Now that we have a finalized topic model, let’s look at the results.

First, I’ll use the LDA model to predict the topic of each of the talks. To do this, I’ll use topics(lda30_fit). That returns a named list, like this:

head(topics(lda30_fit))
       1971_04_a_witness_and_a_blessing 1971_04_all_may_share_in_adams_blessing 
                                 topic9                                 topic22 
               1971_04_be_slow_to_anger             1971_04_choose_you_this_day 
                                 topic4                                  topic7 
        1971_04_drink_of_the_pure_water   1971_04_eternal_joy_is_eternal_growth 
                                topic26                                 topic23 
30 Levels: topic1 topic2 topic3 topic4 topic5 topic6 topic7 topic8 ... topic30

So, I assemble a data frame with the doc_ids and the topic_ids.

library(lubridate)

# assemble doc_ids and topics
talk_topics_df <- 
  tibble(
    doc_id = names(topics(lda30_fit)),
    topic_id = topics(lda30_fit)) %>% 
  mutate(conf_date = str_sub(doc_id, 1, 7) %>% 
           str_replace("_", "-") %>%  ym())

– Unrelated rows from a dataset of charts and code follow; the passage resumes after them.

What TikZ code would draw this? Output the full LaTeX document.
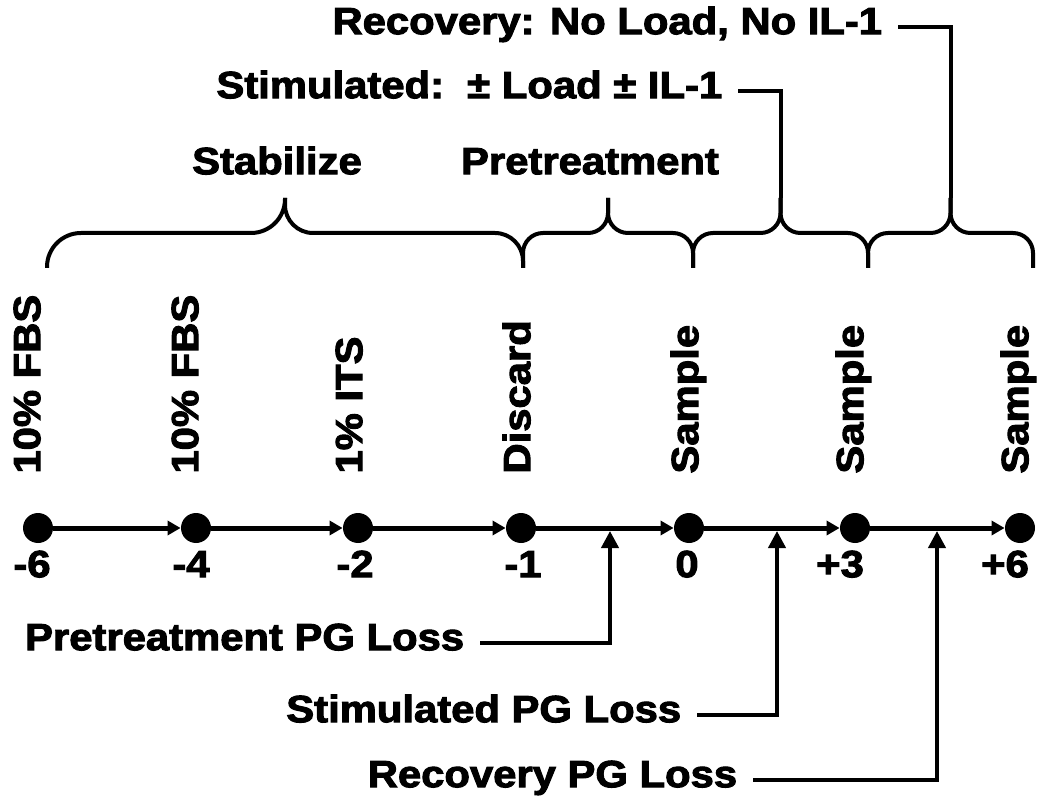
\documentclass[tikz,border=0pt]{standalone}
\usepackage{fontspec}
\setsansfont{Liberation Sans}[BoldFeatures={FakeBold=2.5}]
\usetikzlibrary{arrows.meta}

\tikzset{
  txt/.style={font=\sffamily\bfseries\fontsize{19}{22}\selectfont, inner sep=0pt, text height=0.72em, text depth=0pt},
  lbl/.style={txt, xscale=1.1},
  vlbl/.style={txt, rotate=90, xscale=1.1, anchor=west},
  tag/.style={lbl, anchor=east, inner xsep=7pt},
  dot/.style={circle, fill=black, inner sep=0pt, minimum size=15pt},
  timeline/.style={line width=2.5pt, -{Triangle[length=6.5pt,width=7pt]}},
  uparrow/.style={line width=2pt, -{Triangle[length=8.5pt,width=8.5pt]}},
  guide/.style={line width=2pt}
}

\begin{document}
\begin{tikzpicture}[x=0.5pt,y=-0.5pt]
\useasboundingbox (0,0) rectangle (1037,806);

%шкала времени
\node[dot] (m6) at (38,528) {};
\node[dot] (m4) at (196,528) {};
\node[dot] (m2) at (358,528) {};
\node[dot] (m1) at (521,528) {};
\node[dot] (p0) at (689,528) {};
\node[dot] (p3) at (855,528) {};
\node[dot] (p6) at (1020,528) {};
\foreach \a/\b in {m6/m4,m4/m2,m2/m1,m1/p0,p0/p3,p3/p6}
  \draw[timeline] (\a) -- (\b);

%дни
\node[lbl] (n6) at (32,570) {-6};
\node[lbl] (n4) at (191,570) {-4};
\node[lbl] (n2) at (355,570) {-2};
\node[lbl] (n1) at (523,570) {-1};
\node[lbl] (z0) at (687,570) {0};
\node[lbl] (z3) at (840,570) {+3};
\node[lbl] (z6) at (1005,570) {+6};

%среда
\node[vlbl] (v1) at (33,474) {10\% FBS};
\node[vlbl] (v2) at (191,474) {10\% FBS};
\node[vlbl] (v3) at (355,474) {1\% ITS};
\node[vlbl] (v4) at (523,474) {Discard};
\node[vlbl] (v5) at (691,474) {Sample};
\node[vlbl] (v6) at (856,474) {Sample};
\node[vlbl] (v7) at (1021,474) {Sample};

%скобки
\coordinate (stabtip) at (285,198);
\coordinate (prettip) at (608,198);
\coordinate (stimtip) at (780.5,198);
\coordinate (rectip) at (950.5,198);
\draw[guide, rounded corners=17pt] (47,268) -- (47,233) -| (stabtip);
\draw[guide, rounded corners=14pt] (523,268) -- (523,233) -| (stabtip);
\draw[guide, rounded corners=10pt] (523,268) -- (523,233) -| (prettip);
\draw[guide, rounded corners=10pt] (693,268) -- (693,233) -| (prettip);
\draw[guide, rounded corners=10pt] (693,268) -- (693,233) -| (stimtip);
\draw[guide, rounded corners=10pt] (868,268) -- (868,233) -| (stimtip);
\draw[guide, rounded corners=10pt] (868,268) -- (868,233) -| (rectip);
\draw[guide, rounded corners=10pt] (1033,268) -- (1033,233) -| (rectip);

\node[lbl] (stab) at (277,167) {Stabilize};
\node[lbl] (pret) at (590,167) {Pretreatment};

%верхние подписи
\node[tag] (stim) at (738,91) {Stimulated:\ \ ± Load ± IL-1};
\node[tag] (rec) at (898,27) {Recovery: No Load, No IL-1};
\draw[guide] (stim.east) -| (stimtip);
\draw[guide] (rec.east) -| (rectip);

%потери PG
\coordinate (a1) at (610,531);
\coordinate (a2) at (777,531);
\coordinate (a3) at (937,531);
\node[tag] (pgl) at (480,643) {Pretreatment PG Loss};
\node[tag] (sgl) at (697,715) {Stimulated PG Loss};
\node[tag] (rgl) at (753,780) {Recovery PG Loss};
\draw[uparrow] (pgl.east) -| (a1);
\draw[uparrow] (sgl.east) -| (a2);
\draw[uparrow] (rgl.east) -| (a3);

\end{tikzpicture}
\end{document}
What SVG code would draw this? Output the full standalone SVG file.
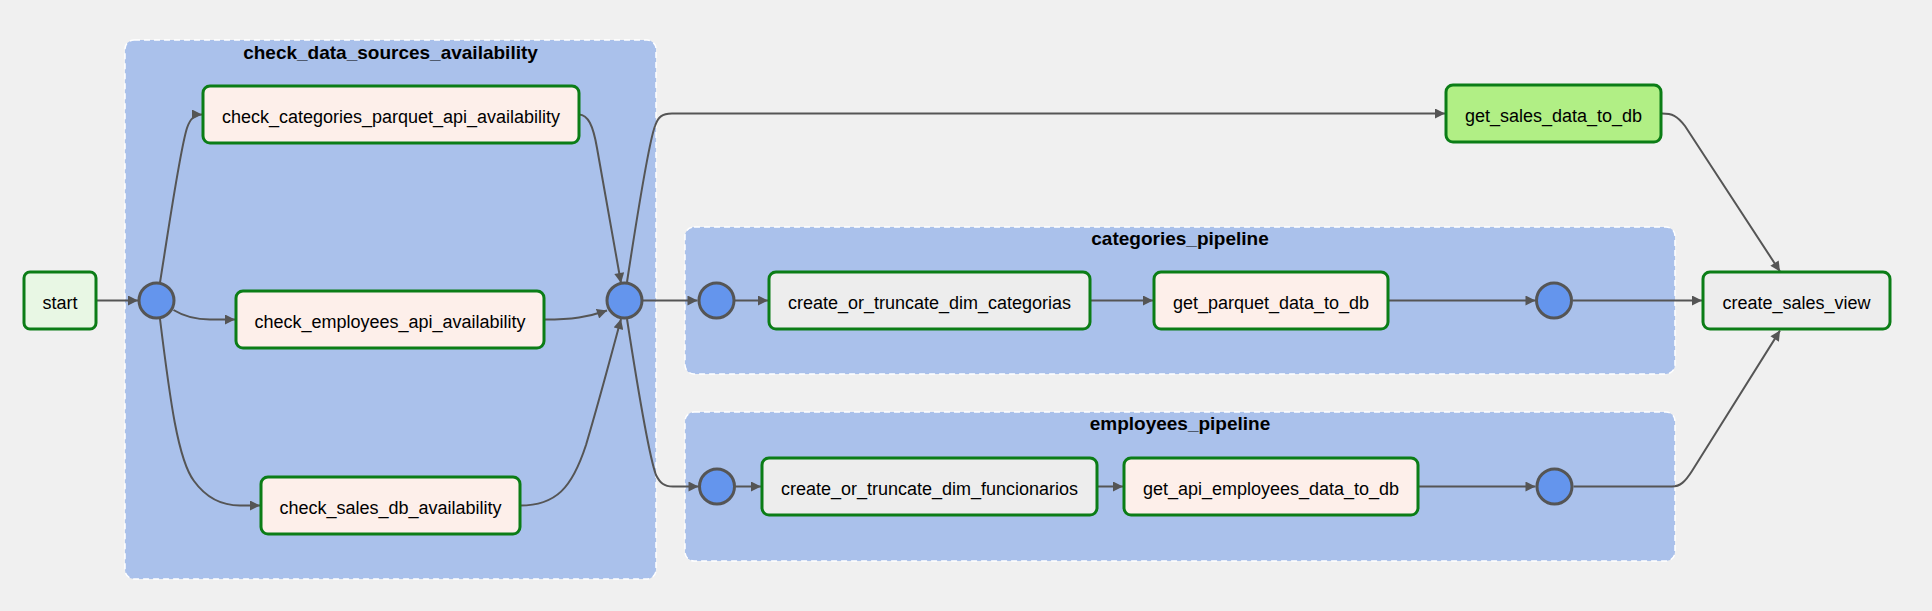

Since the topic_ids are not very helpful, I’ll combine them with the topic labels I created above and join them into the talk data frame.

# create a topic label map, to get more meaningful labels
topic_df <- tibble(
  topic_id = str_c("topic", 1:30),
  topic_label = str_sub(names(lda30_df), 4))

# join topic labels in
talk_topics_df <- 
  talk_topics_df %>% left_join(topic_df)

I’d like to explore the number of talks at each conference over time, so I’ll aggregate the topic counts for each conference.

# get topic counts in each conference
conf_topic_counts_df <- 
  talk_topics_df %>% 
  count(conf_date, topic_label)

Now, we are ready to plot. I did quite a bit of exploration and came across this plot. I found it interesting that the “Love_of_God_Jesus_Christ” topic has become more prevalent since about 2010.

conf_topic_counts_df %>% 
  filter(topic_label == "Love_of_God_Jesus_Christ") %>% 
  ggplot(aes(x=conf_date, y=n)) +
  geom_col(fill = "purple") +
  theme(legend.position = "none")

Here is a list of the top 20 words in the Love_of_God_Jesus_Christ topic (it was topic 17).

terms(lda30_fit, 20)[, 17]
 [1] "love"     "christ"   "jesus"    "church"   "savior"   "god"     
 [7] "day"      "life"     "gospel"   "sisters"  "brothers" "people"  
[13] "lives"    "heart"    "serve"    "service"  "world"    "children"
[19] "follow"   "feel"    

Conclusion

So, topic modeling isn’t perfect. But, like an impressionist painting, it gives a clearer picture of the categories found in a large corpus.